The Jewish Vote and the Generational Divide

There is an old joke that if you have two Jews you will have three opinions.  Former US Congressman and New York Mayor Ed Koch this weekend added, “And also four different temples.”  This joke is not a joke but an indication of the fragmentation of what can no longer seriously be categorized as “Jewish political thought” when that category has been totally deconstructed.

This past weekend I chaired a conference in New York City on the Jewish Vote, the Holocaust and Israel.  Speakers included Mayor Koch, present Republican Congressman Bob Turner, famous talking heads Tevi Troy and Hank Sheinkopf and several academics and authors, all under the auspices of the Wyman Institute for Holocaust Studies.  The conference was excellent in substance, tracing Jewish voting trends from Hoover to the present from both academic and political perspectives.

As interesting were the reactions of attendees.  Much of the audience was older, conservative, angry with Obama, seeing the election in terms of support of Israel.  Younger attendees were almost bemused by what they considered to be a narrow view of the world and of the election, saying “this is not how the younger Jewish community views these issues,” suggesting that a focus on the Holocaust as informing current voting is old fashioned in style and irrelevant on the ground.

And after spending a whole day at the conference, locked in Fordham Law School, attendees stepped out into the bright Manhattan sunshine and confronted a demonstration by a couple of dozen Hasidic Jews, dressed in dark coats and with untrimmed hair, holding signs objecting to the conference itself as purporting to address the US elections from the standpoint of the Jewish community; these observant Jews thought that any involvement in politics as a group was wrong-minded (signs admonishing us not to address political issues “in my name”).

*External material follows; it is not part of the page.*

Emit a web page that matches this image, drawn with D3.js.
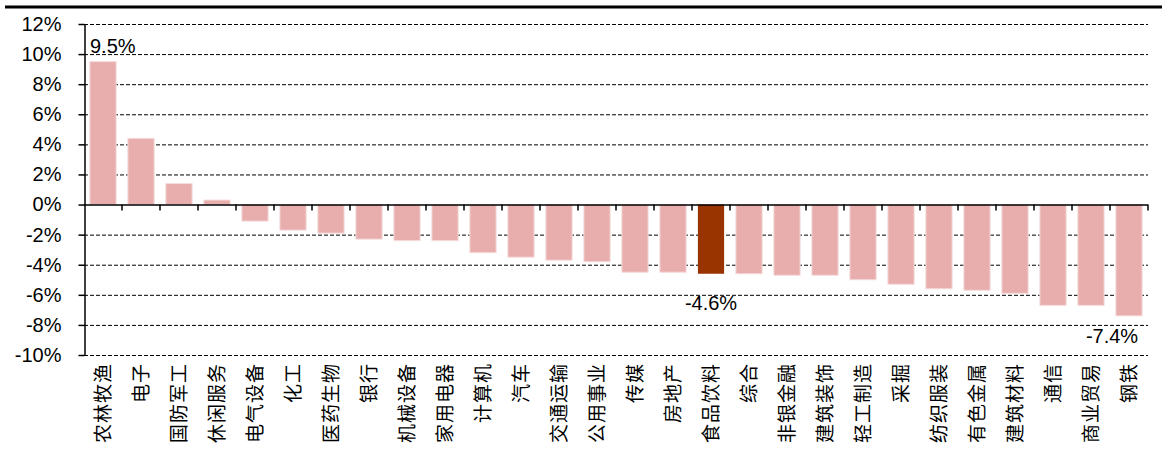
<!DOCTYPE html>
<html>
<head>
<meta charset="utf-8">
<script src="https://cdn.jsdelivr.net/npm/d3@7"></script>
<style>
  body { margin: 0; background: #fff; }
  svg { display: block; }
  .tick text { font-family: 'Liberation Sans', Arial, sans-serif; }
</style>
</head>
<body>
<svg id="chart" width="1173" height="459"></svg>
<script>
const sectors = ['农林牧渔', '电子', '国防军工', '休闲服务', '电气设备', '化工', '医药生物', '银行',
  '机械设备', '家用电器', '计算机', '汽车', '交通运输', '公用事业', '传媒', '房地产',
  '食品饮料', '综合', '非银金融', '建筑装饰', '轻工制造', '采掘', '纺织服装', '有色金属',
  '建筑材料', '通信', '商业贸易', '钢铁']
const changes = [9.5, 4.4, 1.4, 0.3, -1.1, -1.7, -1.9, -2.3,
  -2.4, -2.4, -3.2, -3.5, -3.7, -3.8, -4.5, -4.5,
  -4.6, -4.6, -4.7, -4.7, -5.0, -5.3, -5.6, -5.7,
  -5.9, -6.7, -6.7, -7.4]
const yTicks = [-10, -8, -6, -4, -2, 0, 2, 4, 6, 8, 10, 12]
const highlight = '食品饮料'
const labelled = ['农林牧渔', '食品饮料', '钢铁']

const svg = d3.select('#chart')
const font = "'Liberation Sans', Arial, sans-serif"

const x = d3.scaleBand().domain(sectors).range([84, 1148]).paddingInner(0.31).paddingOuter(0.155)
const y = d3.scaleLinear().domain([-10, 12]).range([355, 24])

// top border
svg.append('line')
  .attr('x1', 5).attr('x2', 1162).attr('y1', 7).attr('y2', 7)
  .attr('stroke', '#000').attr('stroke-width', 3)

// grid
svg.append('g')
  .selectAll('line')
  .data(yTicks.filter((d) => d !== 0))
  .join('line')
  .attr('x1', 84).attr('x2', 1148)
  .attr('y1', (d) => y(d) + 0.5).attr('y2', (d) => y(d) + 0.5)
  .attr('stroke', '#000').attr('stroke-width', 1)
  .attr('stroke-dasharray', '4,2')

// bars
svg.append('g')
  .selectAll('rect')
  .data(sectors)
  .join('rect')
  .attr('x', (d) => x(d))
  .attr('width', x.bandwidth())
  .attr('y', (d, i) => y(Math.max(0, changes[i])))
  .attr('height', (d, i) => Math.abs(y(changes[i]) - y(0)))
  .attr('fill', (d) => (d === highlight ? '#993300' : '#E8ADAD'))
  .attr('stroke', (d) => (d === highlight ? 'none' : '#F6DCDC'))
  .attr('stroke-width', 1)

// y axis
const yAxis = svg.append('g')
  .attr('transform', 'translate(84.5,0)')
  .call(d3.axisLeft(y).tickValues(yTicks).tickFormat((d) => d + '%').tickSize(6).tickSizeOuter(0))
yAxis.select('.domain').attr('stroke', '#000').attr('stroke-width', 1.5)
yAxis.selectAll('.tick line').attr('stroke', '#000').attr('stroke-width', 1.5)
yAxis.selectAll('.tick text')
  .attr('x', -23)
  .attr('font-size', 20)
  .attr('fill', '#000')

// zero line with band ticks
const bounds = sectors.map((d) => x(d) - (x.step() - x.bandwidth()) / 2).concat([1148])
svg.append('line')
  .attr('x1', 84).attr('x2', 1148).attr('y1', y(0) + 0.5).attr('y2', y(0) + 0.5)
  .attr('stroke', '#000').attr('stroke-width', 1.5)
svg.append('g')
  .selectAll('line')
  .data(bounds.slice(1))
  .join('line')
  .attr('x1', (d) => d).attr('x2', (d) => d)
  .attr('y1', y(0)).attr('y2', y(0) + 6)
  .attr('stroke', '#000').attr('stroke-width', 1.5)

// category labels, rotated
svg.append('g')
  .selectAll('text')
  .data(sectors)
  .join('text')
  .attr('transform', (d) => `translate(${x(d) + x.bandwidth() / 2 + 7},363) rotate(-90)`)
  .attr('text-anchor', 'end')
  .attr('font-family', "'Noto Sans CJK SC', sans-serif")
  .attr('font-size', 19)
  .attr('letter-spacing', 1)
  .attr('fill', '#000')
  .text((d) => d)

// value labels
const labelOffset = { '农林牧渔': [-13, -9, 'start'], '食品饮料': [0, 36, 'middle'], '钢铁': [-17, 27, 'middle'] }
svg.append('g')
  .selectAll('text')
  .data(labelled)
  .join('text')
  .attr('x', (d) => x(d) + x.bandwidth() / 2 + labelOffset[d][0])
  .attr('y', (d) => y(changes[sectors.indexOf(d)]) + labelOffset[d][1])
  .attr('text-anchor', (d) => labelOffset[d][2])
  .attr('font-family', font)
  .attr('font-size', 20)
  .attr('fill', '#000')
  .text((d) => changes[sectors.indexOf(d)].toFixed(1) + '%')
</script>
</body>
</html>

Whether there is a Jewish vote (which implies some sort of bloc) or just a set of statistics reflecting historical voting patterns in Jewish neighborhoods is much a matter of semantics.  How Jews voted historically (typically Democratic from at least the ‘20s onward, almost without regard to attractive Republican positions) or were likely to vote this year (among the aged attendees of the conference, I don’t think Obama could get elected dog-catcher) was explored but without likelihood that the conference would change anyone’s mind.

The more interesting issue is, what if anything can be said about Jewish political views with any confidence that one is speaking for more than a fragment of the alleged cohort.  There are numerous groups speaking (they say) for “the Jews.”  I conclude that we too, this weekend, even as a scholarly and open forum, were viewed as just another one of many fragments.  Is there merit in attempting to bond these fragments, or at least some of them?  Is there any prospect for doing so?

Important here is the gap in defining what is important for the Wyman Institute, or for many of the groups focused on the Holocaust.  A younger view wants relevance to the problems of today: current issues, current genocides not only focused on Jewish victims, issues currently presented to us by the world.  An older view says that yes, we can hear that, but there is another thread here, that Jews must be alert to their personal and special risks as historical punching bags over centuries and across continents.

It seems to me the older view has a fear in delivering overtly the message that Jews should beware of the world even today, even as assimilated peoples in settings where the illogic of societal prejudice actually running wild seems paranoid.  The older view is two fold I think: first, it is not paranoid when “they” are in fact talking about you; second, how many times do we have to replay the same conversation before it sinks in that today’s logical person is well advised to keep a weather eye peeled towards the almost inconceivably irrational beast?

I see a generational disconnect that must be overcome.  I see older elements of the Jewish community hesitant effectively to express the old fears, almost dismissing younger elements as so ill-educated as to be beyond reach.  I see younger elements appropriate offended that their eldest living forbears would so dismiss them after nurturing them and educating them and setting them loose to compete (and succeed) in the world at large.

There is both wisdom and lack of patience on both sides of the divide.  And there are so many ancillary divides, including but not limited to the guys across the street who invoke the Bible to criticize even holding the discussion.

It is not odd that voting, viewed by historians of democracy as the ultimate expression of political freedom, should highlight the schisms within our polity, and within its constituent elements.  But whoever wins the election this November, there is work to be done to bring together some of the older strands of Jewish political thinking with the J-Street crowd.